When I dive into my old love poems I feel transported to another era of my life––an era where being with someone for a year felt like a lifetime and losing that someone felt unsurvivable. I remember sitting on my bathroom floor for days, feeling like I was a stick of gum being chewed by the universe. The day the chewing began to ease up, I walked out to the kitchen table and wrote these words:
Remember the night I told you
I’ve never seen anything more perfect
than snow falling in the sodium glow
of a streetlight, electricity
bowing to nature, mind bowing to heartbeat,
‘This is gonna hurt’ bowing to ‘I love you’.
After putting those lines to the page I remember staring out of the sliding glass door for a long long time. Prior to writing that, I don’t know that I yet understood loving someone would always mean making myself a sure target for grief. I was no longer fooled into thinking there was any escaping it. Even if the relationship lasted ‘forever’, we’d both still be mortal. Goodbye is one promise this world keeps.
But here’s the thing—if, in the next life, you could have a stunt double do all the hard stuff for you, would you?
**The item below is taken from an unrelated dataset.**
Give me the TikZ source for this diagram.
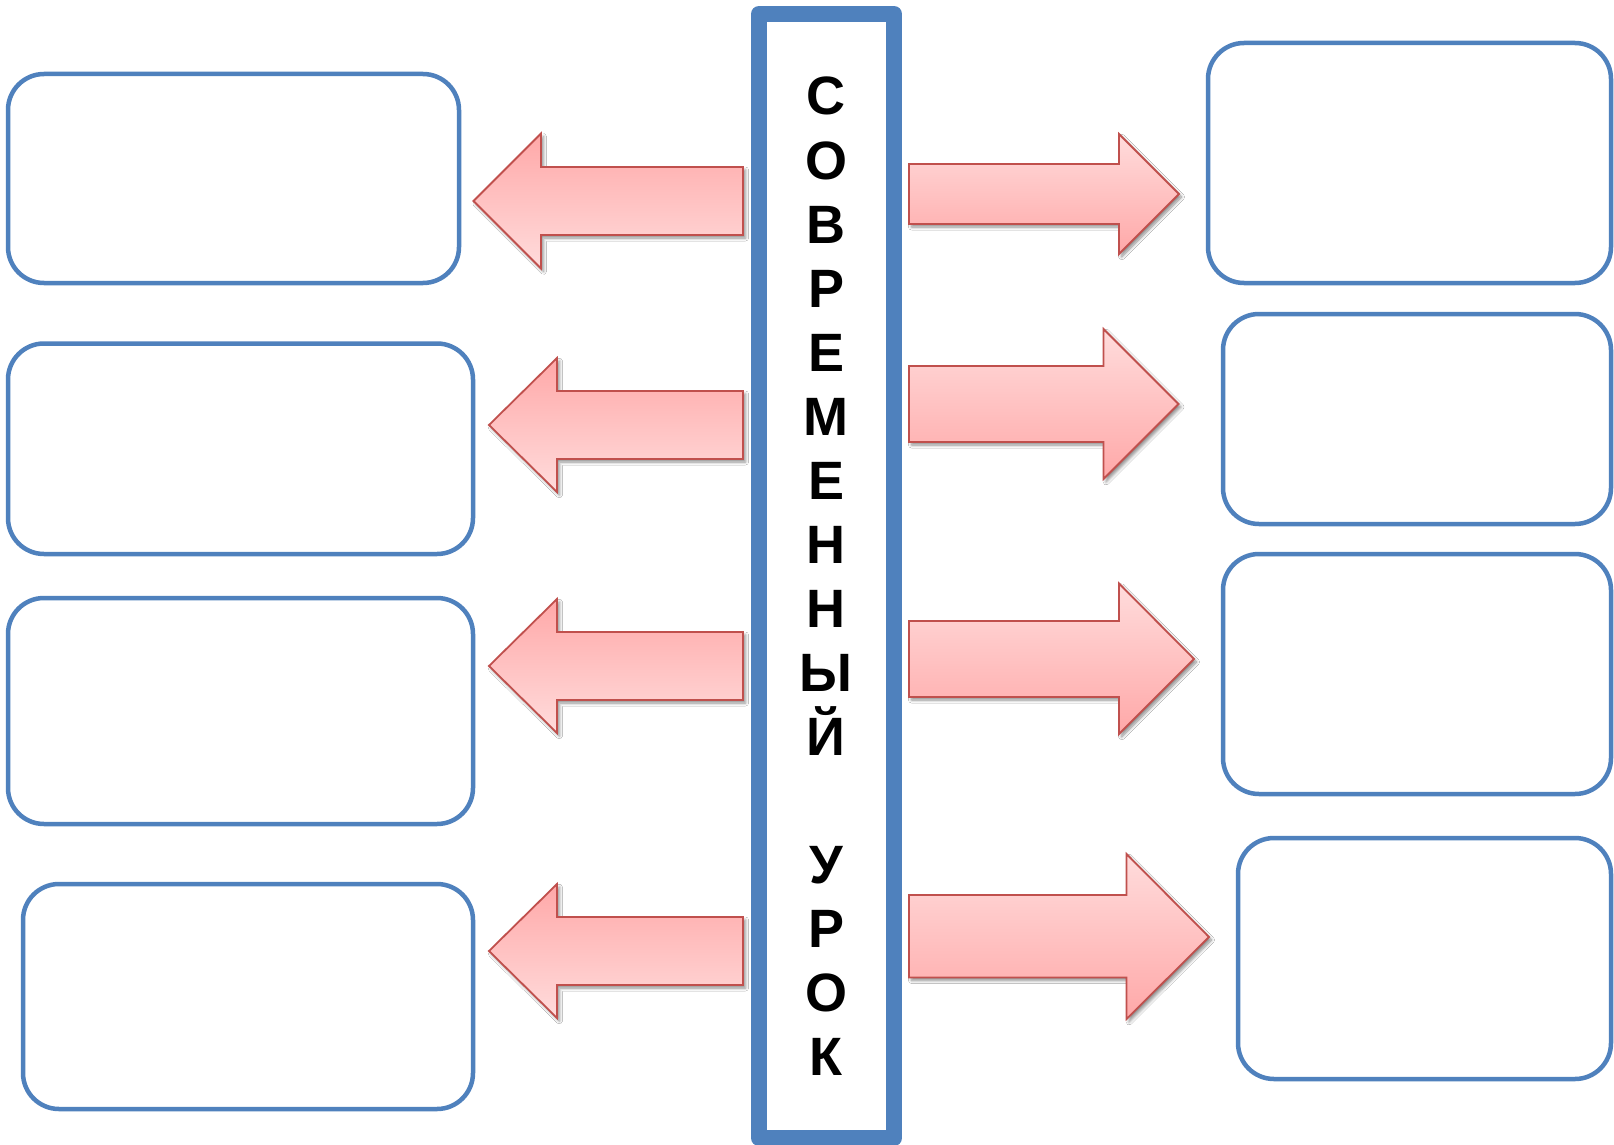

The breakup, the pain, the loneliness, the loss, the grief, the goodbye and the next goodbye and the goodbye after that?
My answer is No. I would not opt for a stunt double. I would not opt to be un-ruined by love. I would not opt to be un-pummeled by the opening of my heart, even if it did leave me sour for some time. I would not opt to be safe over taking a chance on life. And what is life, but love? In the final lines of Photograph I write,
I’m time zones away
from who I was
the day before we met.
You were the first mile
where my heart broke
a sweat.
May life pull salt from your pores, friends. May you be wrecked by sweetness.
May we all sing along to each and every pain we survived.